Sunday, April 20, 2014

how not to steal a purse / easter eggs

I'm not giving lessons on purse-snatching do's and don'ts. Heck, I just lost a purse! But as an overview, simply observing...

Yesterday I was browsing through the kitchen aisles of a large thrift store. I'm not trying to hide the name. It used to be the Sally Ann, aka Salvation Army, on Notre Dame, which is what I still call it. I think it has a non-denominational name now, but I've never paid attention to what it is.

It was a sunny Saturday afternoon and lots of people were in the store, shoving through hangers, stretching sweaters across their chests, picking up dusty cups, discussing the virtues of chipped veneer dressers. I want to make a tabletop greenhouse. I'll explain how and why in another post. I had just spent a hefty $40 at Canadian Tire for part of what I need, and was trying to find something to cover the table. R said he'd make me a glass or plexiglass box, but in the meantime I want to get started. I thought I might find some cheap cake covers at the Sally Ann.

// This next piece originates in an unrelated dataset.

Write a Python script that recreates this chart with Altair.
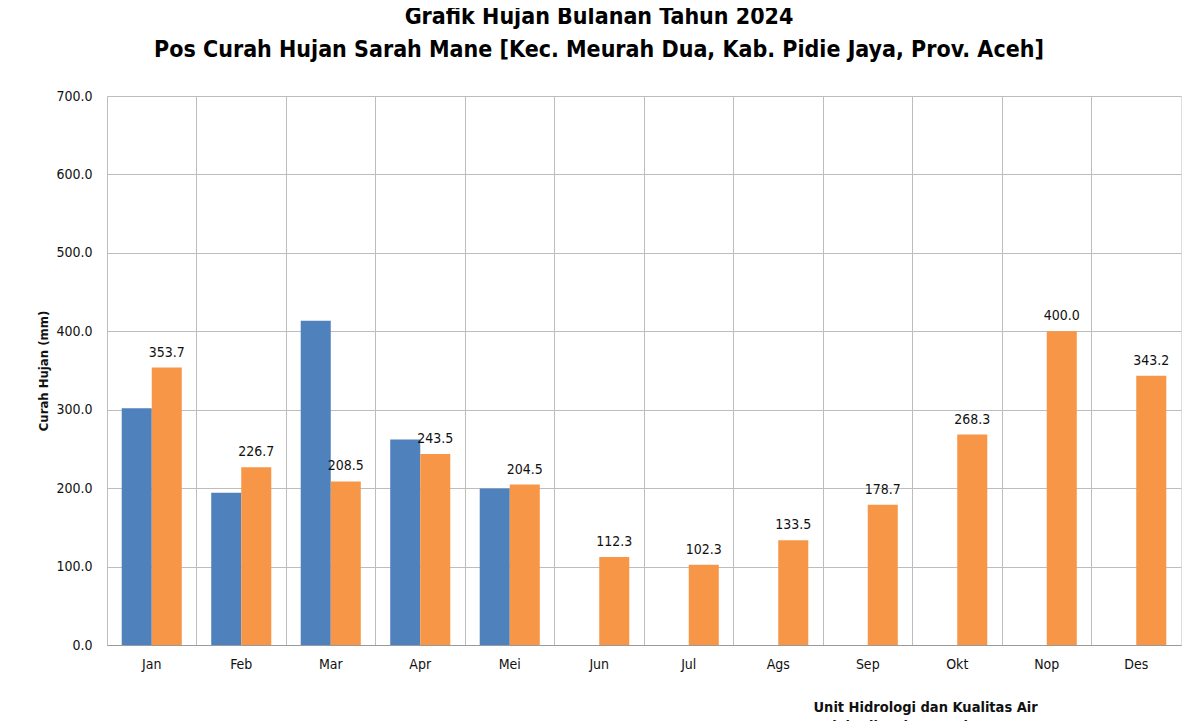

A woman was walking through the store, shouting in a strident, potentially crazy voice. You know that register where you don't listen because it doesn't sound like the person is saying anything you want to hear or that will make sense. I wondered that the employees didn't ask her to stop.

She got closer to where I was looking through the larger dishes--her voice so loud and insistent--I couldn't help but hear. "I don't care about the money but there's important papers in that purse. Take the money. Give me back my purse. I need those papers. I know you're in here. You just took my purse. Give it back. Give it to the ladies at the cash. I need the papers in that purse. Take the money and get out but give me purse. I need the papers in that purse."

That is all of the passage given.